Reenacting their Halloween hex of Wall Street according to Robin Morgan’s account in Going Too Far, we went to each site in the financial district terrorized by WITCH in 1968, performed new hex-poems by M.C. Elberg, and read text from original documents. Elberg’s poems were published in zine form—alongside an essay by myself and photos from the hex—-in company with original WITCH ephemera.

When asked to participate in Piehole’s artist events at Irondale Theater in conjunction with their experimental play, Old Paper Houses, we used the opportunity to distribute the zine by means of an installation modeled after an Army recruitment booth. Our table also offered free hand-cast witch noses, cupcakes, other printed feminist “propaganda,” along with costumes and makeup for the audience to transform into WITCHes if they so desired. The recruitment booth was recreated at Bard College in the summer of 2015 at an entrance into the surrounding forest. Later, the zine was distributed at the Printed Matter Book Fair at MoMA/PS1 and at the Sunview Luncheonette.

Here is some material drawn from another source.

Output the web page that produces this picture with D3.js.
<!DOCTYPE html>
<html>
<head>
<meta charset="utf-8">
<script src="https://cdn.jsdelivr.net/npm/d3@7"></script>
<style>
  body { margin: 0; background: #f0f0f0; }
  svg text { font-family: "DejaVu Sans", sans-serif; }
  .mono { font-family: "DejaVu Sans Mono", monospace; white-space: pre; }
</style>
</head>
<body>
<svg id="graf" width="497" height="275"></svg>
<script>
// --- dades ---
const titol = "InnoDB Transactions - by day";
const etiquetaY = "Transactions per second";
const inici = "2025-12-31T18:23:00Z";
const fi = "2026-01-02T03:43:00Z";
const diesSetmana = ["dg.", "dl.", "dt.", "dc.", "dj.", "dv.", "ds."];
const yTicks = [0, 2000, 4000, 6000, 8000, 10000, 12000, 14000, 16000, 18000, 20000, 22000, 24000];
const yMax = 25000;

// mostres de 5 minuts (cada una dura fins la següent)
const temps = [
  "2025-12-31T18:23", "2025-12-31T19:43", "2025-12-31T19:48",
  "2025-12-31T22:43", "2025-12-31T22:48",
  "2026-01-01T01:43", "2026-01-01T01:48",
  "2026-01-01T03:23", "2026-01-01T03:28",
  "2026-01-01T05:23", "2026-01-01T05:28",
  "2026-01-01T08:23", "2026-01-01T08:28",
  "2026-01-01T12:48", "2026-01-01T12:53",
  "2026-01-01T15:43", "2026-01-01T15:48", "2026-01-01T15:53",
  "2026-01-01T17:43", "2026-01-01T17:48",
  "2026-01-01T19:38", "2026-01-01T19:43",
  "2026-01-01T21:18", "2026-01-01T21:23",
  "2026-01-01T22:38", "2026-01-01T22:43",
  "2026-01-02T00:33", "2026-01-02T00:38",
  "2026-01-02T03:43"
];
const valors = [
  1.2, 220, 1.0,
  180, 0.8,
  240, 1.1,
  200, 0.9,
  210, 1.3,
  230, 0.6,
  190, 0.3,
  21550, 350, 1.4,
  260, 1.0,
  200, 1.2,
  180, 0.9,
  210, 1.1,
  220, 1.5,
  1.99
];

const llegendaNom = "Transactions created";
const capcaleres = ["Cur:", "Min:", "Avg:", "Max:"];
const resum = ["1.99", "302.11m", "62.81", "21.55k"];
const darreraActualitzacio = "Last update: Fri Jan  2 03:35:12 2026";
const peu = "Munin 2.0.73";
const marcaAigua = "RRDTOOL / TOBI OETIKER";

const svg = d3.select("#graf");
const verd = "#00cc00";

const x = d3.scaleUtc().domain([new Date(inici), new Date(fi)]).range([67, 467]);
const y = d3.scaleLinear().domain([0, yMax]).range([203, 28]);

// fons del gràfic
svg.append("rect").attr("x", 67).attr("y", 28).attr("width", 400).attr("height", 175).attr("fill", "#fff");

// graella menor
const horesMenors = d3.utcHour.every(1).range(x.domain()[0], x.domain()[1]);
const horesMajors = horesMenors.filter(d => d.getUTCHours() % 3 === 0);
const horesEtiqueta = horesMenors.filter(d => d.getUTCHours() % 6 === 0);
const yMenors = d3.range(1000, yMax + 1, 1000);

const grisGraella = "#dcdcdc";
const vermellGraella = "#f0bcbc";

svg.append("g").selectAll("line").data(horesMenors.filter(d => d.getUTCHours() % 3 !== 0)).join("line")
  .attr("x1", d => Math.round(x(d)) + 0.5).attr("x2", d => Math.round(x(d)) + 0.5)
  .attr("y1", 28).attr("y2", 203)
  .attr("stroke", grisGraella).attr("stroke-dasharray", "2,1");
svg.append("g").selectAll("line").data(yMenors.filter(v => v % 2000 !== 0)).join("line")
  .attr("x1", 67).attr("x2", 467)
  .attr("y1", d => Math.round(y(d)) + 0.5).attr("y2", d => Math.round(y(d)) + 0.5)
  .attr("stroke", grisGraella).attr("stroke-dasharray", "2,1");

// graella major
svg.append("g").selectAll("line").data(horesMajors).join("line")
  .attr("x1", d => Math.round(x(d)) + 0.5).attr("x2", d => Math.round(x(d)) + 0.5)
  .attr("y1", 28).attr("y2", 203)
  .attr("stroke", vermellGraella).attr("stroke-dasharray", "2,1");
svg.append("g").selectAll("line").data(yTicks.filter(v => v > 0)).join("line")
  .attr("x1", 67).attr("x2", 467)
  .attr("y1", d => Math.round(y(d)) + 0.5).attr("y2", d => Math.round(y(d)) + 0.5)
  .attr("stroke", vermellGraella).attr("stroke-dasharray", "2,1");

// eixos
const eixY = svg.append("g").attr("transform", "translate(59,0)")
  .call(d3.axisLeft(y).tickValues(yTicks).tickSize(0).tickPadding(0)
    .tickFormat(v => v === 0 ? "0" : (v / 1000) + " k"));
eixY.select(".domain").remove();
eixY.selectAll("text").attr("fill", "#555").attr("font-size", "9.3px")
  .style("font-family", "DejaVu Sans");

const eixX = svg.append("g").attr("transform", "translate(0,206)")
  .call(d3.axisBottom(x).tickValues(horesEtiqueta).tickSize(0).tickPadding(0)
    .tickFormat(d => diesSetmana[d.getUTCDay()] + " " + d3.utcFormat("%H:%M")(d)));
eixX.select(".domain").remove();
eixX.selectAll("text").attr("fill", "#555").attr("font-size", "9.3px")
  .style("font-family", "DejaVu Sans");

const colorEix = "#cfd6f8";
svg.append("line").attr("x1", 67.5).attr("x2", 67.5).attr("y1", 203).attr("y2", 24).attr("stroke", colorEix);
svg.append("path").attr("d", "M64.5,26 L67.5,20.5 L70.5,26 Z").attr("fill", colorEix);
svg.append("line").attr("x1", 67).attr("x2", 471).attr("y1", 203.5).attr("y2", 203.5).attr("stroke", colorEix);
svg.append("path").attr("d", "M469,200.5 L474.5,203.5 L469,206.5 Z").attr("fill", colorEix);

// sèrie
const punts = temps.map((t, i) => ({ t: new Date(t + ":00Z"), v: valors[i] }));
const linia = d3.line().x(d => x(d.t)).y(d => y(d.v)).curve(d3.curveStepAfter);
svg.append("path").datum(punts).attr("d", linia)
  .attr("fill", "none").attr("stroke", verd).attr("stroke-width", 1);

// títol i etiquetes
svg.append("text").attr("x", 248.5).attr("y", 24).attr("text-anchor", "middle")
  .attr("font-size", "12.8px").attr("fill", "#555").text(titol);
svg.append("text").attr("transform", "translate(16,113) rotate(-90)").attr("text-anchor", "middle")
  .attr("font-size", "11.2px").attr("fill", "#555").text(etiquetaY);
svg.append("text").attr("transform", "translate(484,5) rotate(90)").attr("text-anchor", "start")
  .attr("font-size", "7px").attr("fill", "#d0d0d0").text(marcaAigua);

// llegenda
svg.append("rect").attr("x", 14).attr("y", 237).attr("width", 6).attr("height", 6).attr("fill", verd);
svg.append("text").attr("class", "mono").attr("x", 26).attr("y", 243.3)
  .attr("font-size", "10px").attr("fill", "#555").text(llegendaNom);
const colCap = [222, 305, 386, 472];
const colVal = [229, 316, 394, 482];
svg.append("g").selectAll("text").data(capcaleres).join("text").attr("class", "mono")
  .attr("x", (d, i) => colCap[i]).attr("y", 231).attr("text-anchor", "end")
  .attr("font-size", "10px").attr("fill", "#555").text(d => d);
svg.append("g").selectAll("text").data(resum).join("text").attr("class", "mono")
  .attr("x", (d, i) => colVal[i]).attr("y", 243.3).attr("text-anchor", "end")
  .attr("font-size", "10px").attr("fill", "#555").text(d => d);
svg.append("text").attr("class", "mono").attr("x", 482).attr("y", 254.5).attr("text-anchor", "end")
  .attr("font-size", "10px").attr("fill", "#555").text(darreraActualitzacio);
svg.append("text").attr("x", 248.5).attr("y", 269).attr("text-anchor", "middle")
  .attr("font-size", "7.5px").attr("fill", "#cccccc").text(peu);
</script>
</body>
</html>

A few months after our hex on Wall Street, I began communicating with original member and co-founder of WITCH, Peggy Dobbins. Now living in Texas, Dobbins generously shared her experiences in the feminist and labor movements via phone, email, and recorded video call. In the above video, I combine fragments of our conversation with my own re-performance of her interview text and pieces of documentation from our recent hex. These layers of historical reenactment come together to form something between documentary and lived archive.